Sometimes a dance weekend comes along just in time. So I am at Chattaboogie in TN, and
thought very hard about what was going on between me and all the people I danced with, and
I think I finally understand why, in my mind, lead/follow are actively bad terms to use in
contra, and why when we teach the idea of flourishes, I really don't want anyone
thinking of one role as lead, and the other as follow.
The evening rolled along, and I danced both positions with both genders of partners. Late
in the evening, I reflected about which dances I had enjoyed the most. It came down to
one dance with a woman, who is a very accomplished younger than me dancer. We fluidly
played off one another, making no distinction about who was in charge, a different one
landing in the 'you go' position at the last second at every possible opportunity.

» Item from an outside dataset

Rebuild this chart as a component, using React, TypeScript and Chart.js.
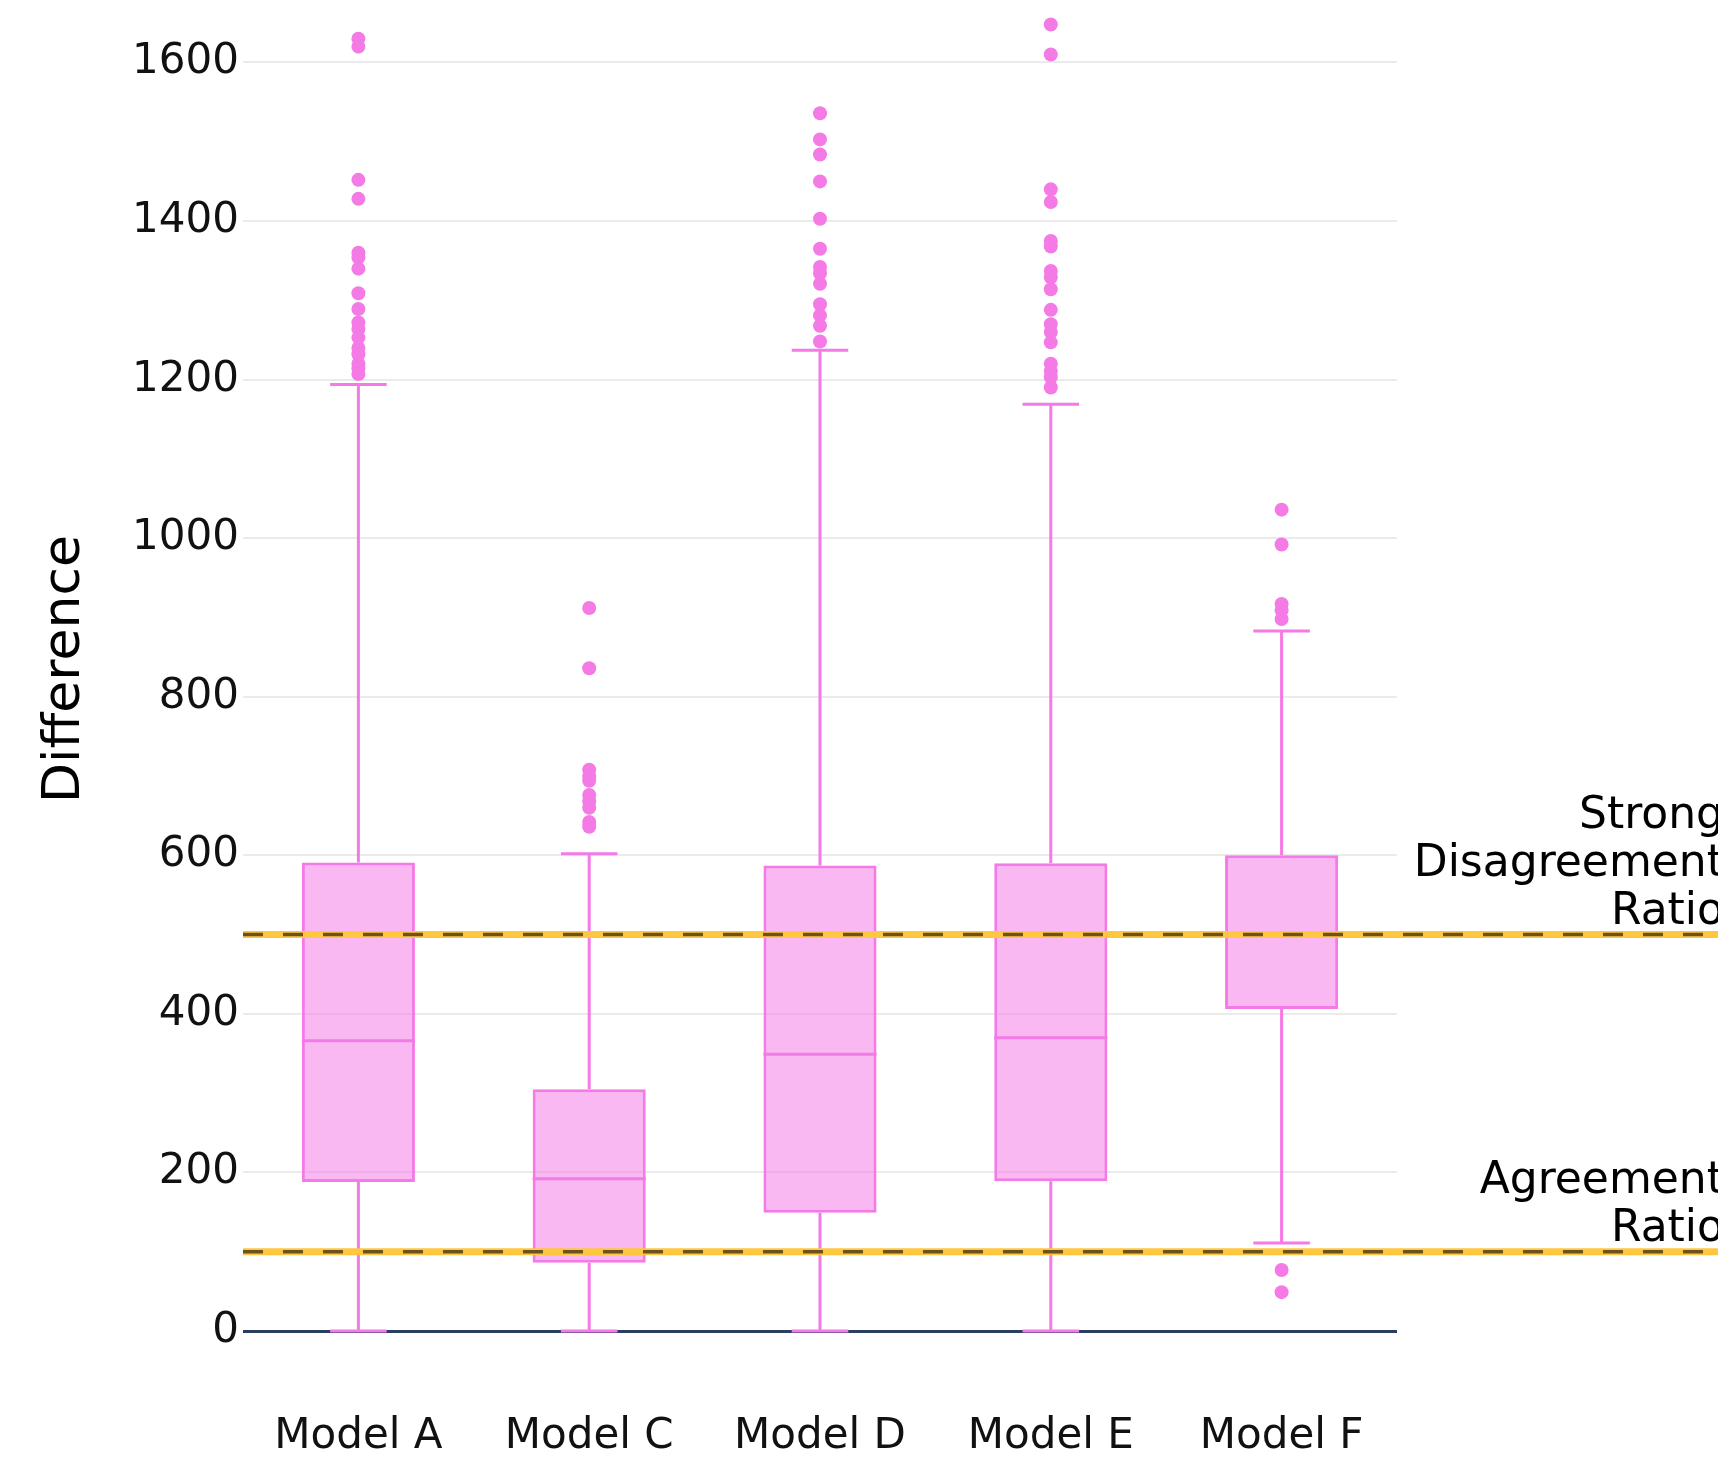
import React, { useEffect, useRef } from "react";
import { Chart, registerables } from "chart.js";

Chart.register(...registerables);

const categories = ["Model A", "Model C", "Model D", "Model E", "Model F"];
const q1 = [188, 86, 149, 189, 406];
const median = [366, 192, 349, 370, 501];
const q3 = [591, 305, 587, 590, 600];
const lowerWhisker = [0, 0, 0, 0, 111];
const upperWhisker = [1194, 602, 1237, 1169, 883];
const outliersA = [1630, 1620, 1452, 1428, 1360, 1354, 1340, 1309, 1289, 1272, 1264, 1253, 1240, 1232, 1220, 1214, 1207];
const outliersC = [912, 836, 708, 700, 694, 676, 668, 660, 642, 636];
const outliersD = [1536, 1503, 1484, 1450, 1403, 1365, 1342, 1334, 1321, 1295, 1281, 1268, 1248];
const outliersE = [1648, 1610, 1440, 1424, 1375, 1368, 1337, 1329, 1314, 1288, 1270, 1260, 1247, 1220, 1211, 1203, 1190];
const outliersF = [1036, 992, 917, 909, 898, 77, 49];
const refLines = [500, 100];
const refLabels = [["Strong", "Disagreement", "Ratio"], ["Agreement", "Ratio"]];
const yTicks = [0, 200, 400, 600, 800, 1000, 1200, 1400, 1600];

const FONT = "'DejaVu Sans', Verdana, sans-serif";
const PINK = "#F47AE6";
const PINK_FILL = "rgba(244,118,228,0.52)";

const boxPlugin = {
  id: "boxParts",
  afterDatasetsDraw(chart: any) {
    const { ctx, scales } = chart;
    const x = scales.x;
    const y = scales.y;
    const boxMeta = chart.getDatasetMeta(0);
    ctx.save();
    ctx.strokeStyle = PINK;
    ctx.lineWidth = 3;
    categories.forEach((_, i) => {
      const bar = boxMeta.data[i];
      const half = bar.width / 2;
      const cx = x.getPixelForValue(i);
      const capHalf = half / 2;
      ctx.beginPath();
      ctx.moveTo(cx - half, y.getPixelForValue(median[i]));
      ctx.lineTo(cx + half, y.getPixelForValue(median[i]));
      ctx.stroke();
      ctx.beginPath();
      ctx.moveTo(cx, y.getPixelForValue(q3[i]));
      ctx.lineTo(cx, y.getPixelForValue(upperWhisker[i]));
      ctx.moveTo(cx - capHalf, y.getPixelForValue(upperWhisker[i]));
      ctx.lineTo(cx + capHalf, y.getPixelForValue(upperWhisker[i]));
      ctx.moveTo(cx, y.getPixelForValue(q1[i]));
      ctx.lineTo(cx, y.getPixelForValue(lowerWhisker[i]));
      ctx.moveTo(cx - capHalf, y.getPixelForValue(lowerWhisker[i]));
      ctx.lineTo(cx + capHalf, y.getPixelForValue(lowerWhisker[i]));
      ctx.stroke();
    });
    ctx.restore();
  },
  afterDraw(chart: any) {
    const { ctx, scales, chartArea, width } = chart;
    const y = scales.y;
    ctx.save();
    refLines.forEach((v, k) => {
      const py = y.getPixelForValue(v);
      ctx.beginPath();
      ctx.strokeStyle = "#FFC640";
      ctx.lineWidth = 7;
      ctx.moveTo(chartArea.left, py);
      ctx.lineTo(width, py);
      ctx.stroke();
      ctx.beginPath();
      ctx.setLineDash([20, 20]);
      ctx.strokeStyle = "rgba(0,0,0,0.58)";
      ctx.lineWidth = 3.5;
      ctx.moveTo(chartArea.left, py);
      ctx.lineTo(width, py);
      ctx.stroke();
      ctx.setLineDash([]);
      const lines = refLabels[k];
      ctx.fillStyle = "#000";
      ctx.font = `44px ${FONT}`;
      ctx.textAlign = "right";
      ctx.textBaseline = "alphabetic";
      lines.forEach((t, j) => {
        const ly = py - 11 - (lines.length - 1 - j) * 48;
        ctx.fillText(t, width + 6, ly);
      });
    });
    ctx.restore();
  },
};

function toPoints(label: string, vals: number[]) {
  return vals.map((v) => ({ x: label, y: v }));
}

export default function App() {
  const ref = useRef<HTMLCanvasElement | null>(null);
  useEffect(() => {
    document.body.style.margin = "0";
    const canvas = ref.current!;
    const outliers = [
      ...toPoints(categories[0], outliersA),
      ...toPoints(categories[1], outliersC),
      ...toPoints(categories[2], outliersD),
      ...toPoints(categories[3], outliersE),
      ...toPoints(categories[4], outliersF),
    ];
    const chart = new Chart(canvas, {
      type: "bar",
      data: {
        labels: categories,
        datasets: [
          {
            type: "bar",
            label: "box",
            data: categories.map((_, i) => [q1[i], q3[i]]) as any,
            backgroundColor: PINK_FILL,
            borderColor: PINK,
            borderWidth: 3,
            borderSkipped: false,
            barPercentage: 0.49,
            categoryPercentage: 1,
          },
          {
            type: "scatter",
            label: "outliers",
            data: outliers as any,
            backgroundColor: PINK,
            borderWidth: 0,
            pointRadius: 7,
            showLine: false,
          } as any,
        ],
      },
      options: {
        animation: false,
        responsive: false,
        maintainAspectRatio: false,
        layout: { padding: { left: 0, right: 321, top: 0, bottom: 0 } },
        plugins: {
          legend: { display: false },
          tooltip: { enabled: false },
        },
        scales: {
          x: {
            type: "category",
            offset: true,
            grid: { display: false, drawTicks: false },
            border: { display: false },
            ticks: {
              color: "#111",
              font: { family: FONT, size: 42 },
              padding: 81,
              maxRotation: 0,
              autoSkip: false,
            },
            afterFit(scale: any) {
              scale.height = 127;
              scale.paddingLeft = 0;
              scale.paddingRight = 0;
            },
          },
          y: {
            type: "linear",
            min: 0,
            max: 1670,
            afterBuildTicks(scale: any) {
              scale.ticks = yTicks.map((v) => ({ value: v }));
            },
            grid: {
              drawTicks: false,
              color: (c: any) => (c.tick && c.tick.value === 0 ? "#2A3F5F" : "#EBEBEB"),
              lineWidth: (c: any) => (c.tick && c.tick.value === 0 ? 3 : 2),
            },
            border: { display: false },
            ticks: {
              color: "#111",
              font: { family: FONT, size: 42 },
              padding: 4,
              callback: (v: any) => String(v),
            },
            title: {
              display: true,
              text: "Difference",
              color: "#000",
              font: { family: FONT, size: 52 },
              padding: { top: 34, bottom: 0 },
            },
            afterFit(scale: any) {
              scale.width = 243;
              scale.paddingTop = 0;
              scale.paddingBottom = 0;
            },
          },
        },
      },
      plugins: [boxPlugin],
    });
    return () => chart.destroy();
  }, []);
  return (
    <div style={{ width: 1718, height: 1458 }}>
      <canvas ref={ref} width={1718} height={1458} style={{ display: "block" }} />
    </div>
  );
}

It was like contact improv in a contra line. We could not have said who was leading, and
neither could anyone watching. It was transcendent. The other wonderful dance was with a
man. He dances in the usual position, is a wonderful dancer, but doesn't often offer
a flourish. Instead he absolutely loves for me to create sequences of flourishes for both
of us to do, but I end on the right. Why were these experiences so notable, I had to ask
myself. It is because most men have come to think they must be in charge of flourishes,
to the point that they don't seem open to my flourishes, or at best are in a state of
surprise which makes reacting to the suggestions awkward. Most women I dance with are
entirely passive, can receive a flourish from me if I am in the lefty role, but don't
have anything to give back, sometimes not even good weight. There are a few who can swap
positions, and offer flourishes from the lefty position, but in my transcendent dance, we
were completely interchangeable, and the game was who would wind up where. Even we
didn't know!
I think the root of the problem is that, without meaning to, we have begun to foster a
culture of expectations of bifurcated roles. Using the terms lead/follow only codifies
and ultimately ossifies something I would like to do away with. I know some people are
only going to dance one role, and some may only be able to participate in one way lefty to
righty flourishes. But I want more people to be able to open their minds to the kind of
experience I had tonight. Using the terms lead/follow to indicate the expectations of
dancing one side or the other will tend to shut that down, and I think it would be a
crying shame. We have subtly given up something I treasure. It is not the right to dance
in a staid old fashioned way, it is a formerly pervasive concept of the dance as a an
equal opportunity chance to play being replaced with a male dominated one way I am in
charge of you thing. I can't listen to defenses of that, to me, perversion of my
beloved play space. I don't want the experiences I had to be rare, outside the box,
ones. I want them to be as obvious a choice as any.
The discussion began with the idea that maybe we need a better set of terms for the two
positions we dance. This was to acknowledge that some in our community don't want
their dance position defined, even by archaic implication, as something to do with gender.
I am not personally bothered by gent/lady, but if I'm going to call to people who
are, let the alternate terms not imply something about the dance which I do not wish to
convey. Let them not limit, by seeming to prescribe and proscribe who can and should do
what, what we in fact choose to do. Let's try to generate something humorous,
elevating, easy to say and remember, and truly neutral. All we need them for is to say who
is crossing in a chain, and who needs to end the swing where in order for the dance not to
turn into a mixer. We could always resort to diagonals for same role moves, even chains
for that matter.
So. Some people want no change from trad terms. Fine. Know that a certain number of
dancers may object or not return, but it's your dance. Some want new terms. Ok. If
they are awesome, I bet even trad series might adopt them eventually. Arguing whether we
should change them is different from arguing which of the terms we already use to keep
using, and different again from evaluating the merits of new alternatives. It's
become a bit of a mash up.
I don't know whether we should, as a whole community, abandon trad terms for new
ones.
That doesn't keep me from gleefully generating new terms, just in case we hit on that
totally perfect set. (See the FB thread.)
But when I see people arguing for terms which by their use change how it is likely for
people to conceptualize the roles, in a way that curtails the potential for the kind of
beautiful shared dancing I saw and felt tonight, I have to say no. No, that is not a set
of terms which serve us well. No fine tuning of your arguments will convince me that they
will. Please, stop defending the terms lead/follow as if they were something we might
find desirable. Broaden your vision to imagine the grace they impede.
Soulfully,
Andrea
Sent from my iPhone
On Jan 5, 2013, at 1:35 AM, Jeff Kaufman <jeff(a)alum.swarthmore.edu> wrote:
On Fri, Jan 4, 2013 at 3:20 PM, John Sweeney
<info(a)contrafusion.co.uk> wrote:
The middle of a swing is a beautiful (almost)
symmetrical move with the
man and lady (almost) completely equal. ... But in a swing there is also the
entry and exit.
It depends how you dance. In the way I'm most used to dancing the
whole swing is a time for interesting variations, and this includes
the middle as much as the beginning and end. I think of the swing,
middle included, as much more lead-follow than the rest of contra.